Why in News?
- Recent Lancet series (three-paper global study) highlights the sharp rise in ultra-processed food consumption in India and its health consequences.
- Retail sales of ultra-processed foods rose from $0.9B in 2006 → ~$38B in 2019 (≈40-fold increase).
- Obesity, diabetes, and other non-communicable diseases (NCDs) are surging concurrently.
- Signals urgent need for policy action on diet, marketing, and public health.
Relevance:
- GS 2: Health — obesity, diabetes, NCD burden, dietary transition, public health policy.
- GS 3: Economy — rising healthcare expenditure, productivity loss due to lifestyle diseases.
- GS 3: Science & Tech / Food Systems — food processing industry, aggressive marketing, supply-chain expansion.

Definition
- Ultra-Processed Foods (UPFs): Foods industrially formulated from refined ingredients, preservatives, additives; high in calories, low in nutrients; examples: soft drinks, chips, chocolates, instant noodles.
- Characteristics: Convenient, long shelf-life, hyper-palatable, aggressively marketed.
- Health Concern: Associated with obesity, Type 2 diabetes, hypertension, heart, kidney, GI disorders, depressive symptoms.
Current Scenario in India
- Obesity: 28.6% adults affected (≈1 in 4).
- Diabetes: 11.4% adults (≈1 in 10).
- Prediabetes: 15.3% adults.
- Abdominal obesity: 39.5% adults.
- Childhood obesity: Increased from 2.1% (2016) → 3.4% (2019–21).
- UPF market growth: $0.9B → $38B between 2006–2019; rapid penetration into Indian diets.
Why UPFs are Harmful ?
- High-calorie, low-nutrient → excess energy intake.
- Frequent consumption adds ≥500 extra calories/day → fat deposition, particularly visceral fat.
- Visceral obesity increases metabolic risks: Type 2 diabetes, cardiovascular diseases, hypertension.
- Aggressive marketing normalizes unhealthy diets, replacing traditional meals.
Policy and Regulatory Gaps
- India lacks precise data on UPF consumption patterns.

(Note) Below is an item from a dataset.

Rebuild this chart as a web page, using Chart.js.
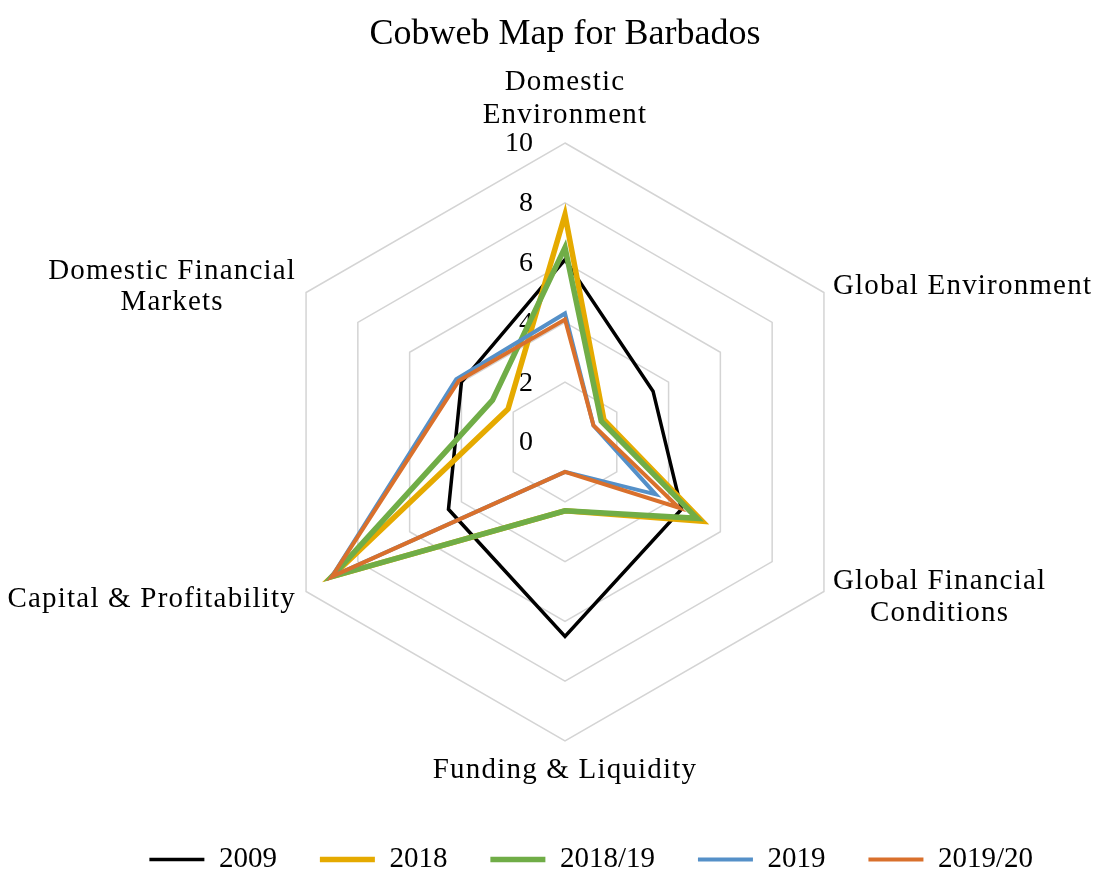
<!DOCTYPE html>
<html>
<head>
<meta charset="utf-8">
<title>Cobweb Map for Barbados</title>
<script src="https://cdn.jsdelivr.net/npm/chart.js@4/dist/chart.umd.min.js"></script>
<style>
  html, body { margin: 0; padding: 0; background: #fff; }
  #wrap { width: 1103px; height: 869px; }
</style>
</head>
<body>
<div id="wrap"><canvas id="cobweb" width="1103" height="869"></canvas></div>
<script>
// ── Data ───────────────────────────────────────────────────────────────────
const AXES = [
  ['Domestic', 'Environment'],
  ['Global Environment'],
  ['Global Financial', 'Conditions'],
  ['Funding & Liquidity'],
  ['Capital & Profitability'],
  ['Domestic Financial', 'Markets'],
];

const SERIES_NAMES = ['2009', '2018', '2018/19', '2019', '2019/20'];

const Y2009   = [6.1, 3.4, 4.5, 6.5, 4.5, 4.0];
const Y2018   = [7.6, 1.5, 5.3, 2.3, 9.0, 2.2];
const Y201819 = [6.5, 1.4, 5.1, 2.3, 9.0, 2.8];
const Y2019   = [4.3, 1.1, 3.5, 1.0, 9.0, 4.2];
const Y201920 = [4.1, 1.1, 4.4, 1.0, 9.0, 4.1];

const SCALE_MIN  = 0;
const SCALE_MAX  = 10;
const SCALE_STEP = 2;

// ── Styles ─────────────────────────────────────────────────────────────────
const COLORS = ['#000000', '#E5AA00', '#70AD47', '#5590C8', '#D9702C'];
const WIDTHS = [3.5, 5.5, 5.5, 4, 4];
const FONT   = '"Liberation Serif", "Times New Roman", serif';

Chart.defaults.font.family = FONT;
Chart.defaults.color = '#000';

// where each axis name sits relative to the outer ring's corner
const PLACE = [
  { side: 'center', dx: 0,   dy: [-61, -28] },
  { side: 'left',   dx: 9,   dy: [-6] },
  { side: 'left',   dx: 9,   dy: [-10, 22] },
  { side: 'center', dx: 0,   dy: [29] },
  { side: 'right',  dx: -10, dy: [8] },
  { side: 'right',  dx: -10, dy: [-21, 10] },
];

// Excel-style texts: value labels left of the vertical axis, axis names in blocks
const cobwebText = {
  id: 'cobwebText',
  beforeDatasetsDraw(chart) {
    const r = chart.scales.r;
    const ctx = chart.ctx;
    ctx.save();
    ctx.fillStyle = '#000';
    ctx.textBaseline = 'middle';

    ctx.font = '28px ' + FONT;
    ctx.textAlign = 'right';
    r.ticks.forEach(t => {
      const p = r.getPointPositionForValue(0, t.value);
      ctx.fillText(t.label, r.xCenter - 32, p.y + 1);
    });

    ctx.font = '29px ' + FONT;
    ctx.letterSpacing = '1.2px';
    ctx.textAlign = 'center';
    AXES.forEach((lines, i) => {
      const v  = r.getPointPosition(i, r.drawingArea);
      const pl = PLACE[i];
      const w  = Math.max(...lines.map(s => ctx.measureText(s).width));
      let cx = v.x;
      if (pl.side === 'left')  cx = v.x + pl.dx + w / 2;
      if (pl.side === 'right') cx = v.x + pl.dx - w / 2;
      lines.forEach((s, k) => ctx.fillText(s, cx, v.y + pl.dy[k]));
    });
    ctx.restore();
  }
};

const VALUES = [Y2009, Y2018, Y201819, Y2019, Y201920];

new Chart(document.getElementById('cobweb'), {
  type: 'radar',
  data: {
    labels: AXES,
    datasets: SERIES_NAMES.map((name, i) => ({
      label: name,
      data: VALUES[i],
      borderColor: COLORS[i],
      backgroundColor: COLORS[i],
      borderWidth: WIDTHS[i],
      borderJoinStyle: 'miter',
      borderCapStyle: 'round',
      fill: false,
      pointRadius: 0,
      pointHoverRadius: 0,
      order: SERIES_NAMES.length - i,
    }))
  },
  options: {
    responsive: false,
    animation: false,
    events: [],
    layout: { padding: { left: 54, right: 27, top: 0, bottom: -15 } },
    plugins: {
      title: {
        display: true,
        text: 'Cobweb Map for Barbados',
        color: '#000',
        font: { size: 36, weight: 'normal' },
        padding: { top: 13, bottom: 87 }
      },
      legend: {
        position: 'bottom',
        align: 'end',
        title: { display: true, text: '', font: { size: 12 }, padding: { top: 45, bottom: 0 } },
        labels: {
          color: '#000',
          font: { size: 29 },
          usePointStyle: true,
          pointStyle: 'line',
          pointStyleWidth: 55,
          padding: 43,
          sort: (a, b) => a.datasetIndex - b.datasetIndex
        }
      },
      tooltip: { enabled: false }
    },
    scales: {
      r: {
        min: SCALE_MIN,
        max: SCALE_MAX,
        ticks: { stepSize: SCALE_STEP, display: false },
        grid: { color: '#D4D4D4', lineWidth: 1.5 },
        angleLines: { display: false },
        pointLabels: { display: false }
      }
    }
  },
  plugins: [cobwebText]
});
</script>
</body>
</html>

- Current regulations insufficient to curb marketing, especially targeting children.
- No uniform policy to manage food environment or labeling standards effectively.
Global & Scientific Context
- Lancet series authored by 43 global experts: warns of worldwide trend of UPF consumption replacing traditional diets.
- Echoes global concerns: NCD burden rising in low- and middle-income countries due to dietary transition.
- Nutrition experts stress urgent intervention to prevent “nutrition transition” from traditional healthy diets to industrialized diets.
Implications for India
- Rising healthcare burden from obesity and NCDs.
- Early onset of metabolic diseases in children.
- Genetic predisposition of Indians to visceral obesity intensifies risk.
- Need for multi-pronged interventions: public awareness, marketing restrictions, fiscal policies (taxation/subsidies), school nutrition programs.